A recent study suggests that too many connections in the brain could be partly responsible for the symptoms of autism, including communication deficits and unusual talents. (Photo : Tom Ervin/Getty Images)

A recent study suggests that too many connections in the brain could be partly responsible for the symptoms of autism, including communication deficits and unusual talents. The new study by researchers at the University of Maryland found that the excessive connections begins early in mammalian development, when major neurons in the region of the brain known as the cerebral cortex begin to form their first circuits.

Researchers believe that the findings of the study could lead to a better understanding of autism in humans by determining where and when autism-related neural defects first emerge in mice, including possible early intervention strategies.

"Our work suggests that the neural pathology of autism manifests in the earliest cortical circuits, formed by a cell type called subplate neurons," UMD Biology Professor and senior author of the study, Patrick Kanold said.
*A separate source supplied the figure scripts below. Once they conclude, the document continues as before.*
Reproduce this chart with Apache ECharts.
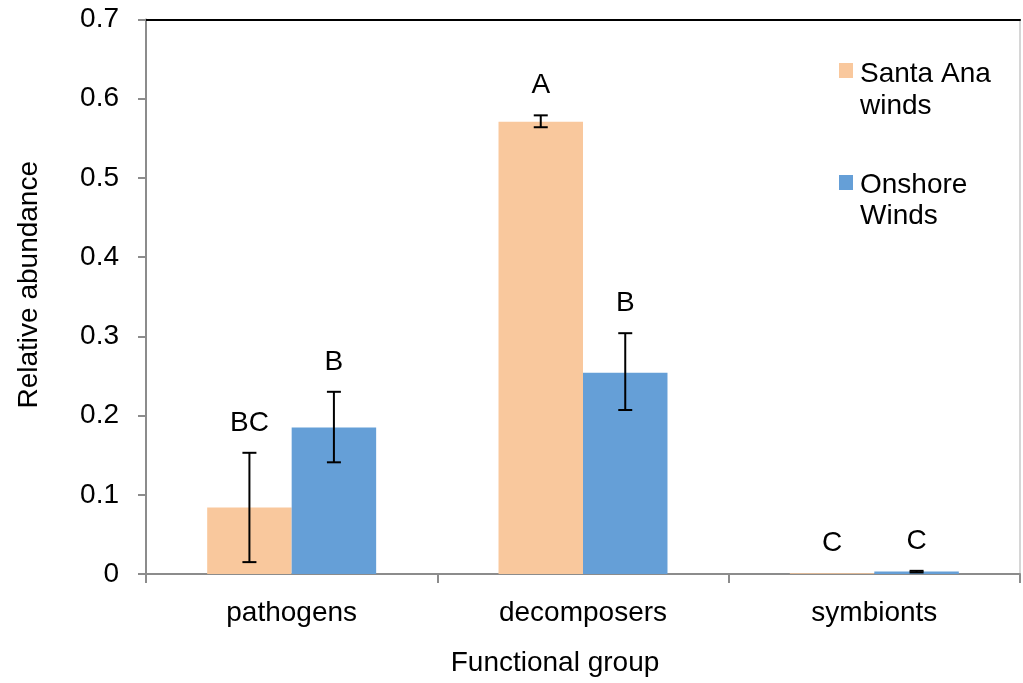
<!DOCTYPE html>
<html>
<head>
<meta charset="utf-8">
<script src="https://cdn.jsdelivr.net/npm/echarts@6/dist/echarts.min.js"></script>
<style>html,body{margin:0;padding:0;background:#fff}#c{width:1023px;height:683px}</style>
</head>
<body>
<div id="c"></div>
<script>
const categories = ['pathogens', 'decomposers', 'symbionts'];
const seriesNames = ['Santa Ana\nwinds', 'Onshore\nWinds'];
const santaAna = [0.084, 0.571, 0.001];
const santaAnaLow = [0.015, 0.564, 0.001];
const santaAnaHigh = [0.153, 0.579, 0.001];
const santaAnaLetters = ['BC', 'A', 'C'];
const onshore = [0.185, 0.254, 0.003];
const onshoreLow = [0.141, 0.207, 0.002];
const onshoreHigh = [0.230, 0.304, 0.004];
const onshoreLetters = ['B', 'B', 'C'];
const yTicks = [0, 0.1, 0.2, 0.3, 0.4, 0.5, 0.6, 0.7];

const colors = ['#F9C89D', '#659FD7'];
const FONT = 'Liberation Sans, Arial, sans-serif';
const CAT_GAP = 0.42;

function errorSeries(idx, low, high, letters) {
  return {
    type: 'custom',
    z: 5,
    data: categories.map((c, i) => [i, low[i], high[i], letters[i]]),
    renderItem: function (params, api) {
      const i = api.value(0);
      const bandW = api.size([1, 0])[0];
      const bw = bandW * (1 - CAT_GAP) / 2;
      const center = api.coord([i, 0])[0] + (idx === 0 ? -bw / 2 : bw / 2);
      const yl = api.coord([i, api.value(1)])[1];
      const yh = api.coord([i, api.value(2)])[1];
      const cap = 7;
      const st = { stroke: '#000', lineWidth: 2 };
      const children = [];
      if (api.value(2) > api.value(1)) {
        if (Math.abs(yl - yh) > 1) {
          children.push({ type: 'line', shape: { x1: center, y1: yl, x2: center, y2: yh }, style: st });
          children.push({ type: 'line', shape: { x1: center - cap, y1: yl, x2: center + cap, y2: yl }, style: st });
        }
        children.push({ type: 'line', shape: { x1: center - cap, y1: yh, x2: center + cap, y2: yh }, style: st });
      }
      children.push({
        type: 'text',
        style: {
          text: letters[i], x: center, y: yh - 30,
          align: 'center', verticalAlign: 'middle',
          font: '28px ' + FONT, fill: '#000'
        }
      });
      return { type: 'group', children: children };
    }
  };
}

const chart = echarts.init(document.getElementById('c'), null, { renderer: 'canvas' });
chart.setOption({
  animation: false,
  backgroundColor: '#fff',
  grid: { left: 146, right: 3, top: 19.5, bottom: 109, containLabel: false },
  xAxis: [{
    type: 'category',
    data: categories,
    axisLine: { onZero: false, lineStyle: { color: '#8c8c8c', width: 2 } },
    axisTick: { show: true, length: 9, lineStyle: { color: '#8c8c8c', width: 2 } },
    axisLabel: { color: '#000', fontSize: 28, fontFamily: FONT, margin: 25 },
    name: 'Functional group',
    nameLocation: 'middle',
    nameGap: 75,
    nameTextStyle: { color: '#000', fontSize: 28, fontFamily: FONT, padding: [0, 56, 0, 0] }
  }, {
    type: 'category',
    position: 'top',
    data: categories,
    axisLine: { onZero: false, lineStyle: { color: '#000', width: 2 } },
    axisTick: { show: false },
    axisLabel: { show: false }
  }],
  yAxis: [{
    type: 'value',
    min: 0, max: 0.7, interval: 0.1,
    splitLine: { show: false },
    axisLine: { show: true, onZero: false, lineStyle: { color: '#8c8c8c', width: 2 } },
    axisTick: { show: true, length: 8, lineStyle: { color: '#8c8c8c', width: 2 } },
    axisLabel: {
      color: '#000', fontSize: 28, fontFamily: FONT, margin: 27,
      formatter: v => { const t = yTicks.find(x => Math.abs(x - v) < 1e-9); return t === undefined ? '' : String(t); }
    },
    name: 'Relative abundance',
    nameLocation: 'middle',
    nameGap: 103,
    nameTextStyle: { color: '#000', fontSize: 28, fontFamily: FONT, padding: [0, 0, 0, 24] }
  }, {
    type: 'value',
    position: 'right',
    min: 0, max: 0.7, interval: 0.1,
    splitLine: { show: false },
    axisLine: { show: true, onZero: false, lineStyle: { color: '#c8c8c8', width: 1.5 } },
    axisTick: { show: false },
    axisLabel: { show: false }
  }],
  series: [{
    name: seriesNames[0],
    type: 'bar',
    data: santaAna,
    barGap: '0%',
    barCategoryGap: (CAT_GAP * 100) + '%',
    itemStyle: { color: colors[0] }
  }, {
    name: seriesNames[1],
    type: 'bar',
    data: onshore,
    barGap: '0%',
    barCategoryGap: (CAT_GAP * 100) + '%',
    itemStyle: { color: colors[1] }
  },
  errorSeries(0, santaAnaLow, santaAnaHigh, santaAnaLetters),
  errorSeries(1, onshoreLow, onshoreHigh, onshoreLetters)
  ],
  graphic: [
    { type: 'rect', left: 839, top: 63, shape: { width: 14, height: 15 }, style: { fill: colors[0] } },
    { type: 'text', left: 860, top: 58, style: { text: seriesNames[0], font: '28px ' + FONT, fill: '#000', lineHeight: 32 } },
    { type: 'rect', left: 839, top: 175, shape: { width: 14, height: 15 }, style: { fill: colors[1] } },
    { type: 'text', left: 860, top: 170, style: { text: seriesNames[1], font: '28px ' + FONT, fill: '#000', lineHeight: 31 } }
  ]
});
</script>
</body>
</html>
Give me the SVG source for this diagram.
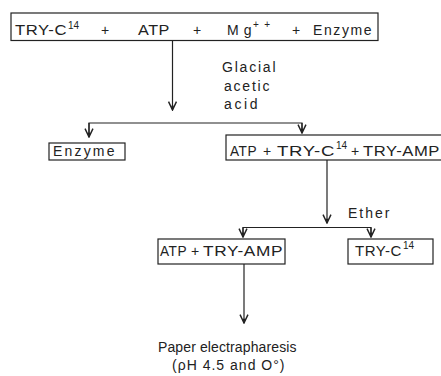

He added that nobody has looked at the developing circuits this early and in the context of autism before.

Subplate neurons form the first connections in the developing cerebral cortex, which is the outer part of the mammalian brain that controls perception, memory, language and abstract reasoning in humans. As the brain develops, the interconnected subplate neurons build a network of scaffolding thought to support other neurons that grow later in development.

A former postdoctoral researcher at UMD and lead author of the study, Daniel Nagode noted that the cortex is a very important region in the adult human brain that undergoes a complex, multi-stage development process, and because their findings implicate the early stages of cortex circuit formation in a mouse model, they suggest that the pathological changes that causes autism might start before birth in humans, According to Medical Express.

In order to study the relationship between subplate neuron development in mice and autism and, the  researchers started with an established mouse model of autism, which involves dosing the embryo of mouse with valproic acid (VPA) and injecting the drug into the mother mouse on the twelfth day of their gestation period.

The drug has been linked to autism in humans and is also known to induce cognitive and behavioral abnormalities in mice, including an abnormal reduction in noise making as normal newborn pups do. The study authors utilized a technique known as laser scanning photostimulation to monitor the connections between individual subplate neuron cells in the brains of the mouse pups.

They found that the VPA-dosed mice showed some patches of "hyperconnected" subplate neurons in the first week after birth, in contrast with the control mouse pups that were administered plain saline solution. The researchers report that they displayed normal connections throughout their cortical tissue.

The patches of hyper-connected subplate neurons became widespread in the VPA-dosed pups compared to the control mouse pups just ten days after birth.  A thicket of hyperconnected subplate neurons in the developing cortex could result in permanent hyperconnections as the subplate neurons have already laid the foundation for cortical development in all mammalian brains, according to Science Daily.

The researchers said that hyper-connections in the developing cortex could result in the neural pathologies observed in human autism, if the same dynamic plays out in human brains. The critical window of time when subplate neurons develop is very short in both mice and humans.

Subplate neuron development in mice takes place mostly after birth and it eventually dies and disappears when their job is complete with other neural circuits taking their place. But the first subplate neuron connections form in the second trimester in humans, with most of them disappearing before a person is born. The researchers published their findings Jan. 31, 2017 in the journal Cell Reports.